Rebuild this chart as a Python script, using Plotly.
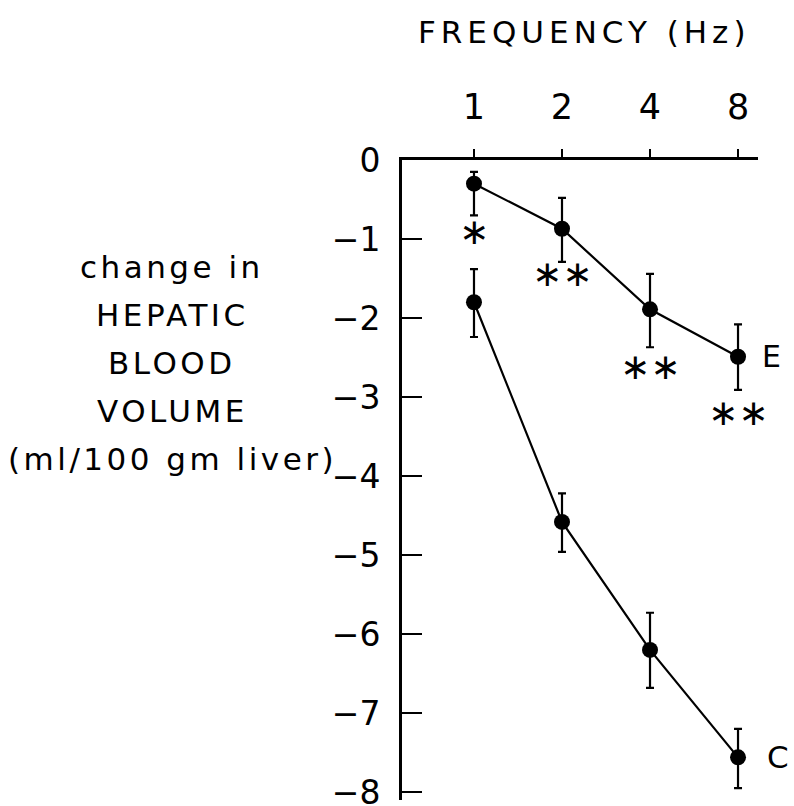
import plotly.graph_objects as go
import math

# ---- data ----
freq = [1, 2, 4, 8]
tick_labels = ["1", "2", "4", "8"]
E_mean = [-0.30, -0.87, -1.89, -2.49]
E_err_up = [0.15, 0.39, 0.45, 0.41]
E_err_down = [0.40, 0.42, 0.48, 0.42]
C_mean = [-1.80, -4.58, -6.20, -7.56]
C_err_up = [0.42, 0.36, 0.47, 0.36]
C_err_down = [0.44, 0.38, 0.48, 0.39]
sig_labels = ["∗", "∗∗", "∗∗", "∗∗"]
sig_y = [-0.91, -1.44, -2.61, -3.20]
y_ticks = [0, -1, -2, -3, -4, -5, -6, -7, -8]
y_title_lines = ["change in", "HEPATIC", "BLOOD", "VOLUME", "(ml/100 gm liver)"]

FONT = "DejaVu Sans"
W, H = 794, 806
L, R, T, B = 402, 36, 160, 6
PW, PH = W - L - R, H - T - B


def px(xp):
    return (xp - L) / PW


def py(yp):
    return (H - B - yp) / PH


def spaced(s, sp):
    return f'<span style="letter-spacing:{sp}px">{s}</span>'


fig = go.Figure()
for mean, up, down in [(E_mean, E_err_up, E_err_down), (C_mean, C_err_up, C_err_down)]:
    fig.add_trace(go.Scatter(
        x=freq, y=mean, mode="lines+markers",
        line=dict(color="black", width=2.2),
        marker=dict(color="black", size=16),
        error_y=dict(type="data", symmetric=False, array=up, arrayminus=down,
                     color="black", thickness=2.2, width=4),
        showlegend=False, cliponaxis=False,
    ))

annotations = []
for xv, lab, yv in zip(freq, sig_labels, sig_y):
    annotations.append(dict(x=math.log10(xv), y=yv, xref="x", yref="y", text=lab,
                            showarrow=False, font=dict(family=FONT, size=36, color="black"),
                            xanchor="center", yanchor="middle"))
annotations.append(dict(x=math.log10(freq[-1]), y=E_mean[-1], xref="x", yref="y", text="E",
                        showarrow=False, xshift=22, xanchor="left", yanchor="middle",
                        font=dict(family=FONT, size=30, color="black")))
annotations.append(dict(x=math.log10(freq[-1]), y=C_mean[-1], xref="x", yref="y", text="C",
                        showarrow=False, xshift=27, xanchor="left", yanchor="middle",
                        font=dict(family=FONT, size=31, color="black")))
annotations.append(dict(x=px(584), y=py(32), xref="paper", yref="paper",
                        text=spaced("FREQUENCY (Hz)", 5),
                        showarrow=False, xanchor="center", yanchor="middle",
                        font=dict(family=FONT, size=31, color="black")))
for i, line in enumerate(y_title_lines):
    annotations.append(dict(x=px(172), y=py(267 + 48 * i), xref="paper", yref="paper",
                            text=spaced(line, 3.5),
                            showarrow=False, xanchor="center", yanchor="middle",
                            font=dict(family=FONT, size=31, color="black")))

x_lo = math.log10(2 ** -0.818)
x_hi = math.log10(2 ** 3.227)

fig.update_layout(
    width=W, height=H,
    margin=dict(l=L, r=R, t=T, b=B, pad=0),
    paper_bgcolor="white", plot_bgcolor="white",
    font=dict(family=FONT, color="black"),
    xaxis=dict(type="log", side="top", range=[x_lo, x_hi], automargin=False,
               tickvals=freq, ticktext=tick_labels,
               ticks="outside", ticklen=8, tickwidth=2, tickcolor="black",
               showline=True, linewidth=3, linecolor="black",
               showgrid=False, zeroline=False,
               tickfont=dict(family=FONT, size=35, color="black"),
               ticklabelstandoff=16),
    yaxis=dict(range=[-8.1, 0], tickvals=y_ticks, automargin=False,
               ticktext=[str(v) if v == 0 else "−" + str(-v) for v in y_ticks],
               ticks="inside", ticklen=20, tickwidth=2, tickcolor="black",
               showline=True, linewidth=3, linecolor="black",
               showgrid=False, zeroline=False,
               tickfont=dict(family=FONT, size=33, color="black"),
               ticklabelstandoff=12, ticklabeloverflow="allow"),
    annotations=annotations,
)

fig.write_html("out.html")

####

Do not copy the pictures, but repeat every line exactly.

:: Result ::
Rebuild this chart as a Python script, using Plotly.
import plotly.graph_objects as go
import math

# ---- data ----
freq = [1, 2, 4, 8]
tick_labels = ["1", "2", "4", "8"]
E_mean = [-0.30, -0.87, -1.89, -2.49]
E_err_up = [0.15, 0.39, 0.45, 0.41]
E_err_down = [0.40, 0.42, 0.48, 0.42]
C_mean = [-1.80, -4.58, -6.20, -7.56]
C_err_up = [0.42, 0.36, 0.47, 0.36]
C_err_down = [0.44, 0.38, 0.48, 0.39]
sig_labels = ["∗", "∗∗", "∗∗", "∗∗"]
sig_y = [-0.91, -1.44, -2.61, -3.20]
y_ticks = [0, -1, -2, -3, -4, -5, -6, -7, -8]
y_title_lines = ["change in", "HEPATIC", "BLOOD", "VOLUME", "(ml/100 gm liver)"]

FONT = "DejaVu Sans"
W, H = 794, 806
L, R, T, B = 402, 36, 160, 6
PW, PH = W - L - R, H - T - B


def px(xp):
    return (xp - L) / PW


def py(yp):
    return (H - B - yp) / PH


def spaced(s, sp):
    return f'<span style="letter-spacing:{sp}px">{s}</span>'


fig = go.Figure()
for mean, up, down in [(E_mean, E_err_up, E_err_down), (C_mean, C_err_up, C_err_down)]:
    fig.add_trace(go.Scatter(
        x=freq, y=mean, mode="lines+markers",
        line=dict(color="black", width=2.2),
        marker=dict(color="black", size=16),
        error_y=dict(type="data", symmetric=False, array=up, arrayminus=down,
                     color="black", thickness=2.2, width=4),
        showlegend=False, cliponaxis=False,
    ))

annotations = []
for xv, lab, yv in zip(freq, sig_labels, sig_y):
    annotations.append(dict(x=math.log10(xv), y=yv, xref="x", yref="y", text=lab,
                            showarrow=False, font=dict(family=FONT, size=36, color="black"),
                            xanchor="center", yanchor="middle"))
annotations.append(dict(x=math.log10(freq[-1]), y=E_mean[-1], xref="x", yref="y", text="E",
                        showarrow=False, xshift=22, xanchor="left", yanchor="middle",
                        font=dict(family=FONT, size=30, color="black")))
annotations.append(dict(x=math.log10(freq[-1]), y=C_mean[-1], xref="x", yref="y", text="C",
                        showarrow=False, xshift=27, xanchor="left", yanchor="middle",
                        font=dict(family=FONT, size=31, color="black")))
annotations.append(dict(x=px(584), y=py(32), xref="paper", yref="paper",
                        text=spaced("FREQUENCY (Hz)", 5),
                        showarrow=False, xanchor="center", yanchor="middle",
                        font=dict(family=FONT, size=31, color="black")))
for i, line in enumerate(y_title_lines):
    annotations.append(dict(x=px(172), y=py(267 + 48 * i), xref="paper", yref="paper",
                            text=spaced(line, 3.5),
                            showarrow=False, xanchor="center", yanchor="middle",
                            font=dict(family=FONT, size=31, color="black")))

x_lo = math.log10(2 ** -0.818)
x_hi = math.log10(2 ** 3.227)

fig.update_layout(
    width=W, height=H,
    margin=dict(l=L, r=R, t=T, b=B, pad=0),
    paper_bgcolor="white", plot_bgcolor="white",
    font=dict(family=FONT, color="black"),
    xaxis=dict(type="log", side="top", range=[x_lo, x_hi], automargin=False,
               tickvals=freq, ticktext=tick_labels,
               ticks="outside", ticklen=8, tickwidth=2, tickcolor="black",
               showline=True, linewidth=3, linecolor="black",
               showgrid=False, zeroline=False,
               tickfont=dict(family=FONT, size=35, color="black"),
               ticklabelstandoff=16),
    yaxis=dict(range=[-8.1, 0], tickvals=y_ticks, automargin=False,
               ticktext=[str(v) if v == 0 else "−" + str(-v) for v in y_ticks],
               ticks="inside", ticklen=20, tickwidth=2, tickcolor="black",
               showline=True, linewidth=3, linecolor="black",
               showgrid=False, zeroline=False,
               tickfont=dict(family=FONT, size=33, color="black"),
               ticklabelstandoff=12, ticklabeloverflow="allow"),
    annotations=annotations,
)

fig.write_html("out.html")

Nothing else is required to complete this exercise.